Advertisement

AFRICA / ISOLATED CONFLICT : Separatist Region Tests Senegal on Rights Issue

Share
TIMES STAFF WRITER

Increasing ethnic violence has taken scores of lives and shattered the calm of Senegal, long admired as one of Africa’s most tranquil and homogeneous countries. The violence is centered in a region known as the Casamance, which is geographically and culturally isolated from the rest of the country and has nurtured separatist sentiment for decades.

Since April, at least 76 people--civilians, guerrillas and government soldiers--have been killed and hundreds injured in the Casamance. The most recent incident came Sept. 21, when, according to Amnesty International and diplomatic sources, Senegalese military forces entered a town on the Gambian border in search of reputed separatist militants, rounded up five townspeople and shot them to death.

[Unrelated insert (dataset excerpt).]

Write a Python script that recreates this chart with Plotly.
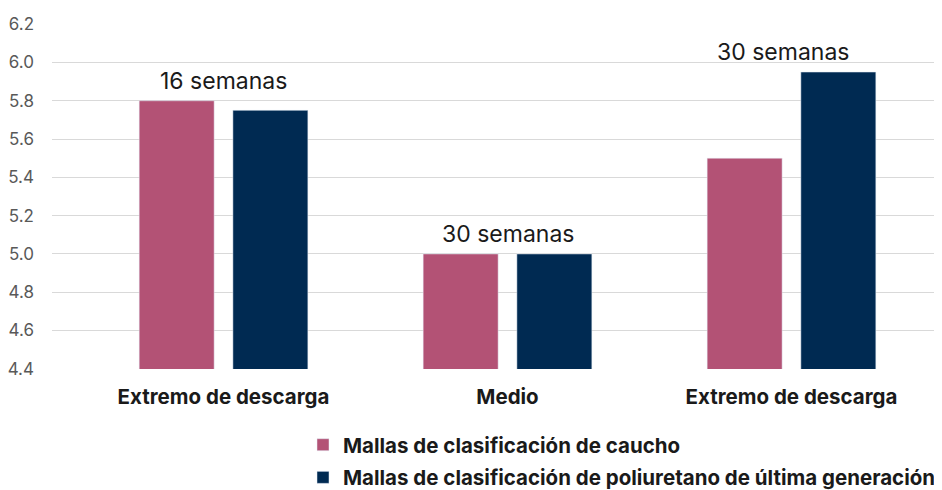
import plotly.graph_objects as go

categories = ["Extremo de descarga", "Medio", "Extremo de descarga"]
caucho = [5.80, 5.00, 5.50]
poliuretano = [5.75, 5.00, 5.95]
annotations_text = ["16 semanas", "30 semanas", "30 semanas"]
series_names = ["Mallas de clasificación de caucho",
                "Mallas de clasificación de poliuretano de última generación"]
y_ticks = [4.4, 4.6, 4.8, 5.0, 5.2, 5.4, 5.6, 5.8, 6.0, 6.2]

xpos = list(range(len(categories)))
FONT = "Inter"

fig = go.Figure()
fig.add_trace(go.Bar(x=xpos, y=caucho, name=series_names[0],
                     marker_color="#B35275", legendgroup="a"))
fig.add_trace(go.Bar(x=xpos, y=poliuretano, name=series_names[1],
                     marker_color="#002A52", legendgroup="b"))

anns = []
for i, t in enumerate(annotations_text):
    top = max(caucho[i], poliuretano[i])
    anns.append(dict(x=xpos[i], y=top, text=t, showarrow=False,
                     yanchor="bottom", yshift=4, xshift=(-8 if i == 2 else 0),
                     font=dict(family=FONT, size=23, color="#1a1a1a")))

# page body has an 8px margin; figure is sized/placed to compensate
W, H = 934, 482
L, T, B = 44, 16, 121
PW = W - L

fig.update_layout(
    width=W, height=H,
    margin=dict(l=L, r=0, t=T, b=B, autoexpand=False),
    paper_bgcolor="white", plot_bgcolor="white",
    barmode="group", bargap=0.34, bargroupgap=0.2,
    annotations=anns,
    showlegend=True,
    legend=dict(orientation="v", x=(295 - L) / PW, xanchor="left",
                y=-0.162, yanchor="top", tracegroupgap=3,
                font=dict(family=FONT, size=20.5, color="#1a1a1a", weight="bold"),
                bgcolor="rgba(0,0,0,0)"),
    font=dict(family=FONT),
)
fig.update_xaxes(range=[-0.604, 2.53], tickvals=xpos, ticktext=categories,
                 showgrid=False, zeroline=False, showline=False,
                 ticks="", ticklabelstandoff=13,
                 tickfont=dict(family=FONT, size=20.5, color="#1a1a1a", weight="bold"))
fig.update_yaxes(range=[4.399, 6.201], tickvals=y_ticks,
                 ticktext=[f"{v:.1f}" for v in y_ticks],
                 showgrid=True, gridcolor="#d9d9d9", gridwidth=1,
                 zeroline=False, showline=False, ticks="",
                 ticklabelstandoff=17,
                 tickfont=dict(family=FONT, size=17, color="#595959"))

fig.write_html("out.html")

BACKGROUND: The Casamance, named after the 150-mile-long river that waters its valley and flows to the Atlantic, is cut off from the rest of Senegal by Gambia, the long, narrow, English-speaking country that juts like a finger into French-speaking Senegal.

Advertisement

The region’s sense of isolation has other roots, largely cultural. The Diola tribe, its most important, is one of the few ethnic groups in Senegal that does not speak Wolof, the country’s main traditional language. The Diola, generally labeled animists, are also one of the few groups that does not practice Islam, the religion of most Senegalese. Christians are also well represented among the region’s people, who are known as Casamancais.

The region also differs from the rest of the country in its agricultural self-sufficiency. Its land is rich and well-watered, compared to the semi-arid Sahelian climate of northern Senegal. Some economists believe that its rice paddies could feed much of the nation.

ISSUES: Since the early 1980s the Senegalese government has tried to increase the productivity of under-used Casamance land by seizing it from recalcitrant subsistence farmers and transferring it to market-oriented “northerners.”

Although the Casamancais are not excluded from Senegalese public life--they are well-represented in the government and the army--the agricultural policy exacerbates their resentment at being overrun by outsiders and deprived of their fair share of the country’s admittedly meager development since independence. Violent skirmishes have become more frequent, and the government recently assigned a military governor to take things in hand.

An over-violent response to the separatists jeopardizes Senegal’s world standing as a paragon of human rights. President Abdou Diouf is an international diplomat, this year’s chairman of the World Islamic Summit and a former chairman of the Organization of African Unity. But mishandling of domestic problems is ruining his reputation.

IMPACT: Militant separatists are believed to number no more than 300, but they have the capacity to cause great trouble, particularly now that Senegal’s tourist season has begun. A Club Med resort and other hotels help attract 200,000 French and other Europeans annually.

Advertisement

Social services have also begun to collapse, notably in education, where there are reports that secondary school teachers from the north, fearing violence, have refused to return to Ziguinchor, the main town in the region, for the beginning of the school year.

OUTLOOK: Senegal has taken major steps to defuse Casamancais resentment. The land transfers have stopped. The military governor has offered full amnesty to armed separatists who turn in their guns. Most notably, the government, which will host the Africa Cup soccer tournament in 1992, has made Ziguinchor the No. 2 venue for the matches, after Dakar, the national capital, a step that will bring in considerable money.